Here's what's involved here:
- Visual Studio 2010 on Windows 7 x64
- NVIDIA CUDA Toolkit 4
- Windows SDK 7.1
- NVIDIA GPU Computing SDK 4
- NVIDIA Parallel Nsight 2.0
First off, I doubt the order of installation makes any difference, but for reference it was: VS 2010, CUDA toolkit, Windows SDK 7.1 (Visual Studio installs the SDK but it's only a tiny bit "outdated"). Now, you may not need the Windows SDK, but I installed it prior to working with CUDA in VS, so I'm not at all sure of this. However, it's all full of goodies, so why the heck not.
After all the installations are done, enter VS 2010 and
Step #1 - Create an empty project
Create a new Visual C++ Empty Project, give it a name, click OK. This step isn't so hard, is it? :-)
Step #2 - Specify build customizations
In Solution Explorer, right click your project and choose 'Build Customizations'. If all is well, you should see a screen that kind of looks like this:
Select the CUDA 4.0 customization files and click OK.Step #3 - Hello, VS 2010 World!

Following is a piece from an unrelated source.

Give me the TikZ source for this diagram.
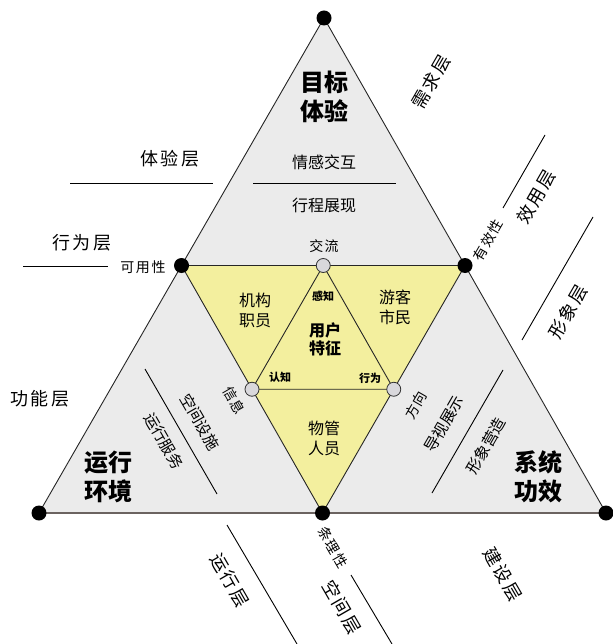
\documentclass[tikz,border=0pt]{standalone}
\usepackage{fontspec}
\setmainfont{Noto Sans CJK SC}
\newfontfamily\layerfont[LetterSpace=12]{Noto Sans CJK SC}
\newfontfamily\spacedfont[LetterSpace=8]{Noto Sans CJK SC}
\definecolor{zonegrey}{HTML}{EBEBEB}
\definecolor{zoneyellow}{HTML}{F3EF9E}
\definecolor{jointgrey}{HTML}{D9D8DC}
\definecolor{basegrey}{HTML}{6B6360}
\tikzstyle{edge}=[draw=black!85,line width=0.9pt]
\tikzstyle{baseedge}=[draw=basegrey,line width=2pt]
\tikzstyle{layerline}=[draw=black,line width=0.9pt]
\tikzstyle{cornerdot}=[circle,fill=black,inner sep=0pt,minimum size=15pt]
\tikzstyle{jointdot}=[circle,draw=black!80,fill=jointgrey,inner sep=0pt,minimum size=14pt,line width=0.8pt]
\tikzstyle{zonetitle}=[font=\fontsize{24}{29}\selectfont\bfseries,align=center]
\tikzstyle{usertitle}=[font=\fontsize{16}{18}\selectfont\bfseries,align=center]
\tikzstyle{roletext}=[font=\fontsize{16}{20}\selectfont,align=center]
\tikzstyle{zonetext}=[font=\fontsize{15.5}{18}\selectfont,inner sep=1pt]
\tikzstyle{tinylabel}=[font=\fontsize{11}{13}\selectfont\bfseries]
\tikzstyle{smalllabel}=[font=\spacedfont\fontsize{14}{16}\selectfont,inner sep=1pt]
\tikzstyle{qualitylabel}=[font=\layerfont\fontsize{14}{16}\selectfont,inner sep=1pt]
\tikzstyle{layerlabel}=[font=\layerfont\fontsize{18}{20}\selectfont,inner sep=1pt]
\tikzstyle{turnright}=[rotate=60]
\tikzstyle{turnleft}=[rotate=-60]

\begin{document}
\begin{tikzpicture}[x=1pt,y=-1pt]
\useasboundingbox (0,0) rectangle (612,644);

\coordinate (T) at (324,18);
\coordinate (BL) at (39,513);
\coordinate (BR) at (606,513);
\coordinate (L) at (181.5,265.5);
\coordinate (R) at (465,265.5);
\coordinate (B) at (322.5,513);
\coordinate (J1) at (323.25,265.5);
\coordinate (J2) at (252,389.25);
\coordinate (J3) at (393.75,389.25);

\fill[zonegrey] (T) -- (BL) -- (BR) -- cycle;
\fill[zoneyellow] (L) -- (R) -- (B) -- cycle;
\draw[edge] (BL) -- (T) -- (BR);
\draw[baseedge] (BL) -- (BR);
\draw[edge] (L) -- (R) -- (B) -- cycle;
\draw[edge] (J1) -- (J2) -- (J3) -- cycle;

\node[cornerdot] (dT) at (T) {};
\node[cornerdot] (dBL) at (BL) {};
\node[cornerdot] (dBR) at (BR) {};
\node[cornerdot] (dL) at (L) {};
\node[cornerdot] (dR) at (R) {};
\node[cornerdot] (dB) at (B) {};
\node[jointdot] (dJ1) at (J1) {};
\node[jointdot] (dJ2) at (J2) {};
\node[jointdot] (dJ3) at (J3) {};

% zone titles
\node[zonetitle] (goal) at (324,97) {目标\\体验};
\node[zonetitle] (envir) at (108,477) {运行\\环境};
\node[zonetitle] (effect) at (538,477) {系统\\功效};
\node[usertitle] (user) at (325,339) {用户\\特征};
\node[roletext] (staff) at (255,310) {机构\\职员};
\node[roletext] (visitor) at (395,307) {游客\\市民};
\node[roletext] (manager) at (324,438) {物管\\人员};

\node[roletext] (emotion) at (324,162) {情感交互};
\node[roletext] (journey) at (324,205) {行程展现};
\node[zonetext,turnleft] (space) at (200,422) {空间设施};
\node[zonetext,turnleft] (service) at (164,441) {运行服务};
\node[zonetext,turnright] (guide) at (444,424) {导视展示};
\node[zonetext,turnright] (image) at (486,446) {形象营造};

\node[smalllabel] (talk) at (324,246) {交流};
\node[tinylabel] (sense) at (323,296) {感知};
\node[tinylabel] (cogn) at (280,377) {认知};
\node[tinylabel] (act) at (370,378) {行为};
\node[smalllabel,turnleft] (info) at (234,400) {信息};
\node[smalllabel,turnright] (dir) at (416,405) {方向};
\node[qualitylabel] (usable) at (143,267) {可用性};
\node[qualitylabel,turnright] (valid) at (488,240) {有效性};
\node[qualitylabel,turnleft] (order) at (333,547) {条理性};

% layers
\node[layerlabel] (lexp) at (170,159) {体验层};
\node[layerlabel] (lbeh) at (82,243) {行为层};
\node[layerlabel] (lfun) at (40,399) {功能层};
\node[layerlabel,turnright] (lneed) at (431,82) {需求层};
\node[layerlabel,turnright] (luse) at (536,197) {效用层};
\node[layerlabel,turnright] (lform) at (568,312) {形象层};
\node[layerlabel,turnleft] (lbuild) at (503,574) {建设层};
\node[layerlabel,turnleft] (lspace) at (342,607) {空间层};
\node[layerlabel,turnleft] (lrun) at (230,580) {运行层};

\coordinate (e1) at (70,183);
\coordinate (e2) at (213,183);
\coordinate (e3) at (253,183);
\coordinate (e4) at (396,183);
\coordinate (b1) at (23,266);
\coordinate (b2) at (108,266);
\coordinate (u1) at (503,208);
\coordinate (u2) at (545,135);
\coordinate (f1) at (522,340);
\coordinate (f2) at (593,217);
\coordinate (s1) at (145,369);
\coordinate (s2) at (217,494);
\coordinate (g1) at (432,493);
\coordinate (g2) at (503,370);
\coordinate (r1) at (227,525);
\coordinate (r2) at (297,644);
\coordinate (p1) at (351,575);
\coordinate (p2) at (392,644);

\draw[layerline] (e1) -- (e2);
\draw[layerline] (e3) -- (e4);
\draw[layerline] (b1) -- (b2);
\draw[layerline] (u1) -- (u2);
\draw[layerline] (f1) -- (f2);
\draw[layerline] (s1) -- (s2);
\draw[layerline] (g1) -- (g2);
\draw[layerline] (r1) -- (r2);
\draw[layerline] (p1) -- (p2);

\end{tikzpicture}
\end{document}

We're ready to write some code! Right click Source Files under Solution Explorer and add a new item. Make it a C++ file but give it the .cu suffix.
#include <cuda.h>
#include <stdio.h>
__global__ void helloWorld(char* str)
{
// determine where in the thread grid we are
int idx = blockIdx.x * blockDim.x + threadIdx.x;
// unmangle output
str[idx] += idx;
}
int main(int argc, char** argv)
{
int i;
char str[] = "Hello World!";
for(i = 0; i < 12; i++)
str[i] -= i;
// allocate memory on the device
char *d_str;
size_t size = sizeof(str);
cudaMalloc((void**)&d_str, size);
cudaMemcpy(d_str, str, size, cudaMemcpyHostToDevice);
dim3 dimGrid(2); // one block per word
dim3 dimBlock(6); // one thread per character
helloWorld<<< dimGrid, dimBlock >>>(d_str);
cudaMemcpy(str, d_str, size, cudaMemcpyDeviceToHost);
cudaFree(d_str);
printf("%s\n", str);
return 0;
}
Our "Hello, World!" program for the evening adds up its "rank" (if you're familiar with MPI terms) to its assigned character in the string, and then prints it. Nothing too fancy. Save it.
Step #4 - Building and linking
This is the only real trick to the whole process. The CUDA toolkit + Windows SDK installations must have already set your paths and environment correctly. The only thing missing from the story is the cudart.lib library - if you try building at this point, VS will complain about _cudaFree, _cudaMalloc, etc. and not being able to resolve them. The cudart.lib library is in $(CUDA_LIB_PATH), and here's how we tell the VS linker: In Solution Explorer, right click your project, select Properties, then Linker, then General. Verify that the field Additional Library Directories contains either $(CUDA_LIB_PATH) or $(CudaToolkitLibDir); if it does, you're golden, if not add them yourself. Then proceed to the Input tab, and add cudart.lib in the Additional Dependencies field.
Step #5 - Go forth and compute!
You are all set. Execute your "Hello, World!" program and have fun working with CUDA 4!
I will update this post with details about the CUDA SDK and Nsight in the coming days.